Il est toujours profitable de connaître le regard que les historiens étrangers posent sur les grands personnages de notre histoire.
Disons d’emblée que l’analyse du Britannique Philip Mansel sur Louis XIV ne manque pas d’intérêt et fait grincer nos patriotiques dents.
On soulignera tout d’abord la grande richesse du livre, l’abondance des connaissances, la solidité des analyses et le brio des portraits. On a affaire ici à une somme impressionnante sur l’ensemble du règne du Roi Soleil, tous les domaines étant traités. Cette maîtrise de l’époque permet à l’auteur de revisiter certains aspects de notre histoire que nous croyons définitifs. Par exemple, il place la Fronde dans son contexte européen qui est celui de la révolution anglaise, ce qui lui permet d’affirmer que la monarchie française aurait pu être renversée, et ne l’a pas été grâce à la fidélité de l’armée et à la popularité du jeune roi.
De même, aime-t-il rappeler que l’installation de la Cour à Versailles s’explique aussi par l’attrait de Louis XIV pour la vie à la campagne (et que confirment ses fréquents séjours à Marly ou à Trianon). Notons aussi l’extraordinaire influence, pour ne pas dire le pouvoir, des femmes sur la Cour mais aussi sur les affaires gouvernementales. Manière de relativiser l’enfer misogyne que serait la France depuis toujours…
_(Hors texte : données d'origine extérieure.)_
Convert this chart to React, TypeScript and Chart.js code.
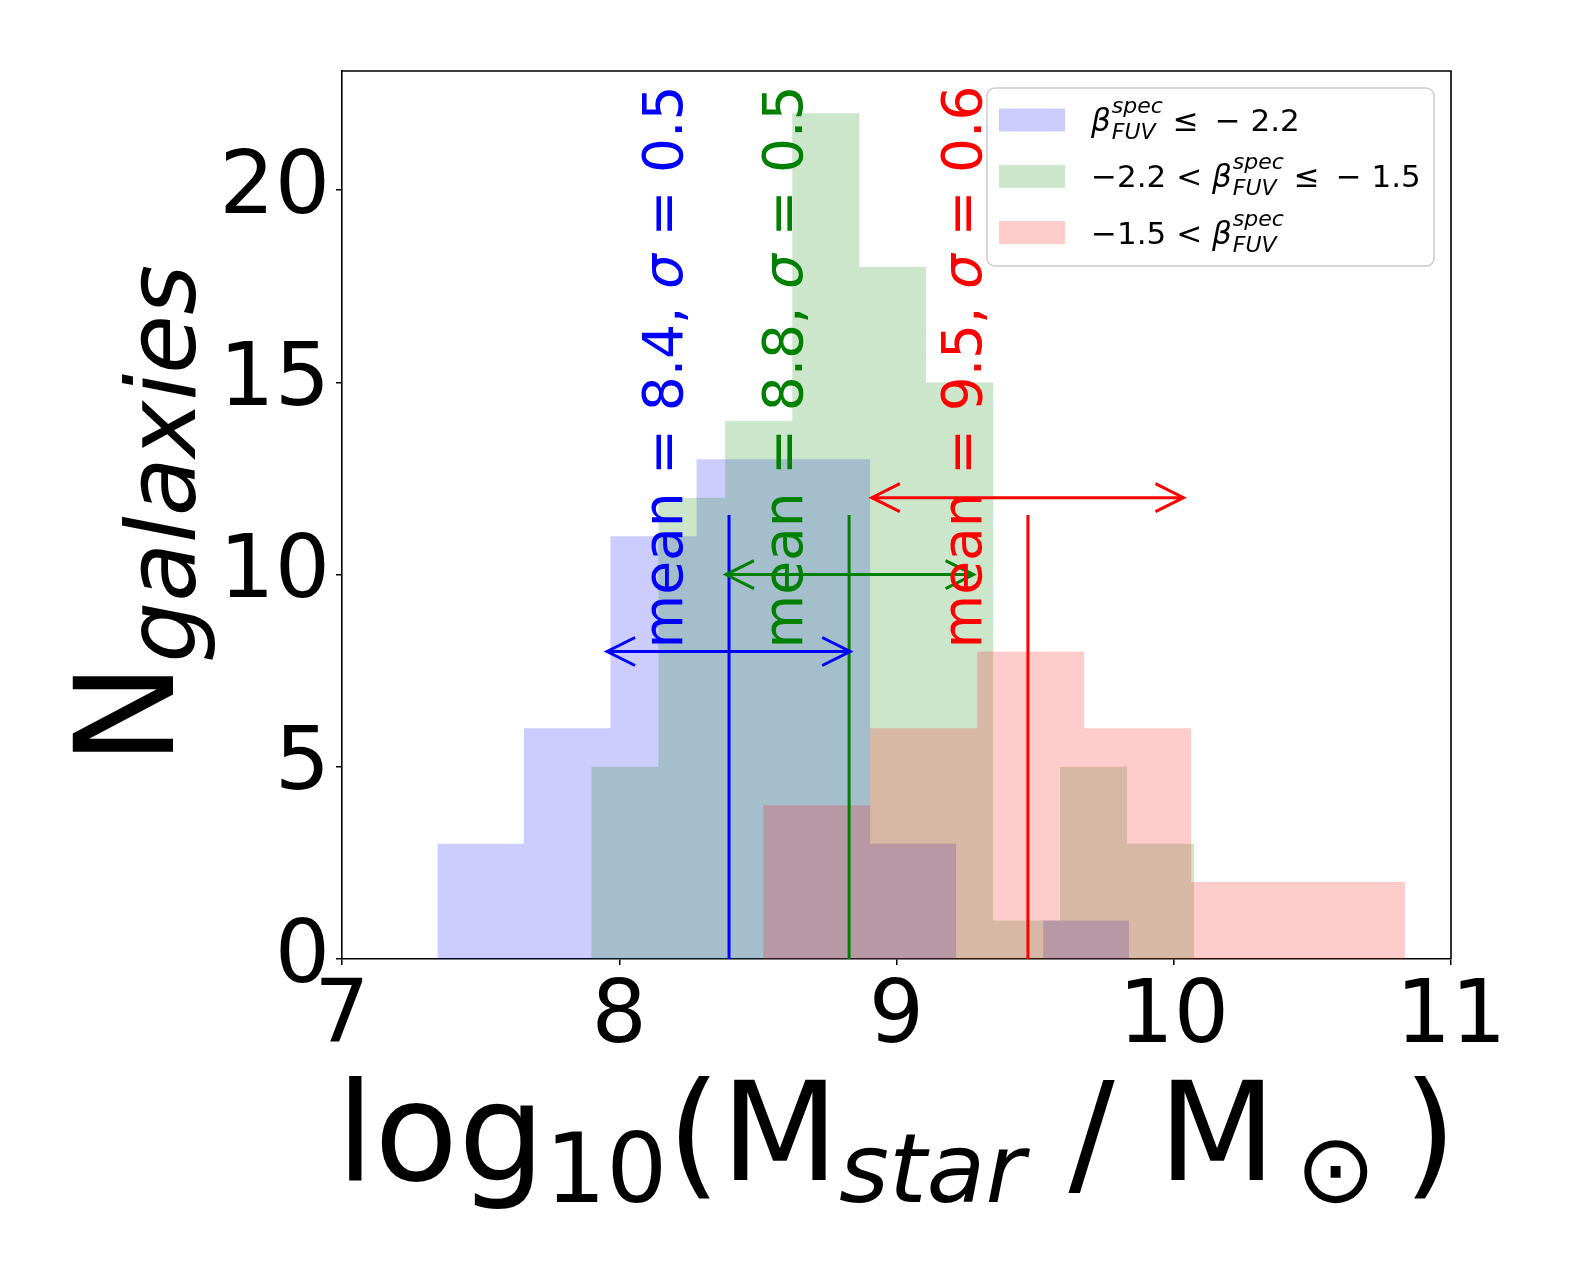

Cinq points occupent l’essentiel de l’étude : les vastes ambitions extérieures du Grand Roi qui le conduisent dans une politique de guerre déstabilisatrice au niveau européen ; les mécanismes de gouvernement d’un système présenté comme absolu mais que l’historien anglais nuance ; la désastreuse politique intérieure de persécutions des protestants ; les relations avec les évènements qui ne cessent de déchirer l’Angleterre ; et enfin le regard déjà mondial que Louis XIV porte sur l’expansion française, depuis le Mississipi jusqu’au Siam.
Tout en reconnaissant les succès et les mérites du règne louis-quatorzien, Philip Mansel en dresse un bilan très sévère en vérité. La persécution des huguenots fit de ces derniers des ennemis acharnés de la France, l’image du royaume à l’extérieur subissant alors une dégradation très forte. Sans parler de la dévastation du Palatinat…
Le soutien constant et visible aux Stuarts lui fit perdre l’alliance anglaise. « L’Angleterre, alliée de la France au cours de presque tout le siècle écoulé, d’Elizabeth Ière à Charles II, venait de changer de camp. » Commença alors la seconde guerre de Cent Ans. L’auteur y voit deux erreurs majeures que Mazarin n’aurait pas commises.
La guerre de Succession d’Espagne jeta la France au bord de l’abîme. Dans des pages passionnantes, Philip Mansel décrit la manière dont Louis XIV s’engouffra dans cette politique qui rompait l’équilibre européen et qui dressa l’Europe contre la France. Mme de Maintenon s’en lamentait : « La France s’était trop étendue, notre nation était insolente et déréglée. » Mais il rappelle aussi les misères du royaume et le bouillonnement alors en gestation.
La fidélité des nobles et des bourgeois, leur adhésion à l’idéologie de la monarchie autant que la force de l’Etat empêchèrent la situation de dégénérer en révolution. Enfin, il analyse très bien les ressorts sur lesquels le roi s’appuya pour se sortir de l’ornière, son refus de négocier une paix désavantageuse et son appel au patriotisme des Français.
La réalité est cruelle : si en 1661, la France était liée par des traités à une immense majorité des pays européens, à la fin du règne, elle ne pouvait plus compter que sur l’Espagne, la Suède, la Bavière et l’Empire ottoman (qui occupe une place centrale dans la diplomatie de Louis XIV comme ne cesse de le montrer le livre).
Pire, les ennemis de la France accédèrent au rang de grande puissance : l’Angleterre, la Prusse, l’Autriche. Quant aux finances, elles touchaient le fond.
Et de tout cela, Louis XIV porte la responsabilité d’après notre collègue britannique qui en fait un portrait bien dur : « narcissisme, manque de mesure, absence de réalisme et incapacité de prévoir les conséquences de ses actes » auxquels il rajoute le besoin d’être admiré et les illusions sur la puissance française.
Tout cela ne l’empêche pas de reconnaître que la France louis-quatorzienne a brillé de mille feux sur l’Europe, par les arts et par les lettres.
Tout cela est si juste…
frederic le moal
Philip Mansel, Louis XIV. Roi du monde, Passés/composés, août 2020, 833 p. — 29,00 €.